Urging the Director to use the tools at his disposal at the CFPB, Rep. Scott said:

“Can this Committee get – because we’re concerned about this – a clear commitment from you today that the CFPB will use a portion of the more than $600 million in unallocated Civil Penalty Funds to support financial literacy, financial education for our consumers? […]Use this money. That’s what it’s there for. […] The priority ought to be stopping [consumers] from becoming victims.”

Similarly, Rep. Kim, who serves as co-chair of the Financial Literacy and Wealth Creation Caucus, asked:

“I’m disappointed that you written testimony did not mention financial literacy or education as one of your priorities. Consumer education is one of six primary functions of the Bureau. It’s essential for consumer protection. […] I would like to urge you to make use of the public-private partnerships to enhance financial literacy. According to the Civil Penalty Fund’s annual report, published November 2022, the total unallocated balance was more than $481 million. And recent enforcement actions may have increased the funds unallocated balance to exceed $2 billion. So, how come you haven’t used the Fund for its intended purpose to enhance financial literacy since you took office as Director of the CFPB?”

She went on to say:

“I also want to echo the urgency of my colleague across the aisle, Mr. Scott, to use the Fund for its intended purposes. And I ask that you, rather than focusing on blog posts and press releases, I would remind you that you have other tools in your toolbox, like that Fund, to prevent fraud and scams. So, please, let’s use more of them.”

Looking Back

In January, CBA called for a whole-of-government response to increasingly prevalent and sophisticated financial scams across peer-to-peer (P2P) payment platforms, specifically urging Director Chopra to work in tandem with banks, which are already on the front lines of these efforts. In fact, a recent surveyconducted by CBA found an overwhelming majority – 8 in 10 Americans (83%) – believe banks are doing a good job helping them avoid scams.

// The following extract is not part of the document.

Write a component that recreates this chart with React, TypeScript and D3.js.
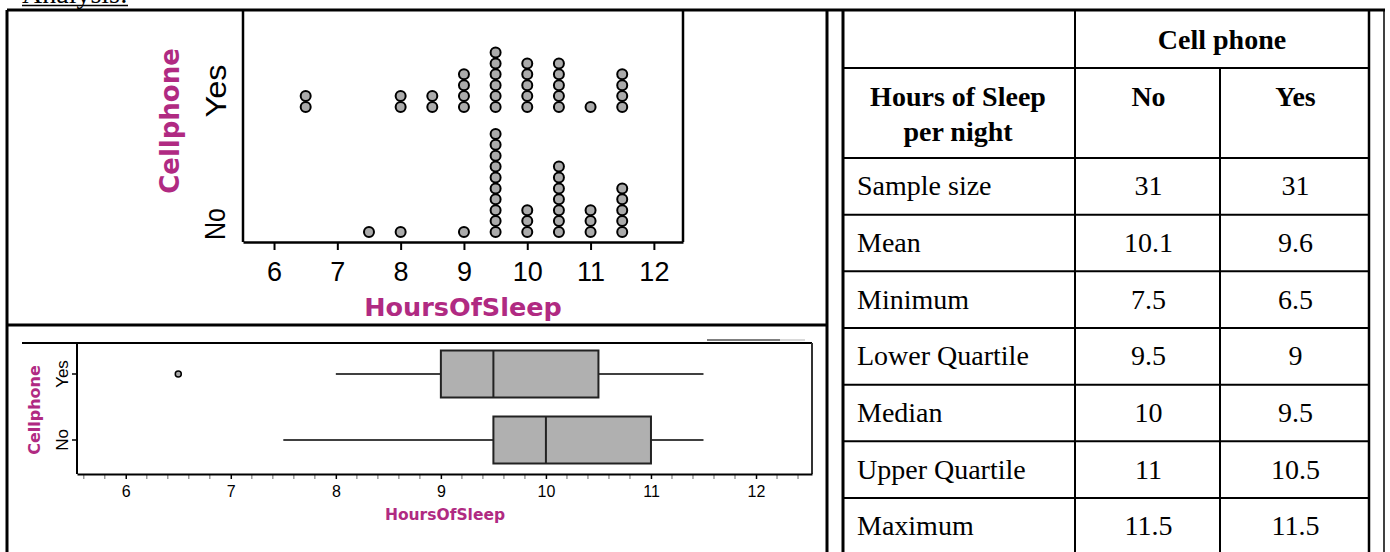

Reinforcing the benefits of consumer education in combatting this type of fraud in a letter to the CFPB, CBA President and CEO Lindsey Johnson wrote:

“Studies have shown consumer education effectively helps identify and combat different types of financial fraud. In fact, according to research from the FINRA Investor Education Foundation and the Center for Economic and Social Research, which examined investment fraud, ‘repeated exposure to concise, online educational interventions’ strengthens consumers’ financial literacy and reduces their susceptibility to fraud. CBA believes consumer education regarding P2P scams will yield similar positive results.”

Specifically, Johnson called on the CFPB to direct unallocated funds in the CFPB’s Civil Penalty Fund toward consumer education initiatives focused on financial scam identification and prevention:

“CBA strongly urges the CFPB to direct unallocated funds in the CFPB’s Civil Penalty Fund toward consumer education initiatives focused on financial scam identification and prevention in accordance with Section 1075.107(a) of the Consumer Civil Penalty Rule (the Rule). These education initiatives will help bolster efforts already underway to teach consumers how to spot scams on P2P payment networks and internet transactions, further preventing consumer harm before it occurs.”

To read the full letter, click HERE.

In November 2022, Johnson outlined in American Banker tangible steps policymakers in Washington could take to support and protect consumers and small businesses amidst ongoing economic uncertainty, including working in tandem with banks and across government agencies to prevent fraud. Championing the need for a whole-of-government approach to combat the rise in scams and prevent consumer harm, she said:

“[Banks are] taking significant steps to actively prevent, detect and mitigate scams. But they cannot do it alone. Congress and regulators must work collaboratively with the industry — in a whole of government approach — to prevent bad actors from harming consumers in the first place.”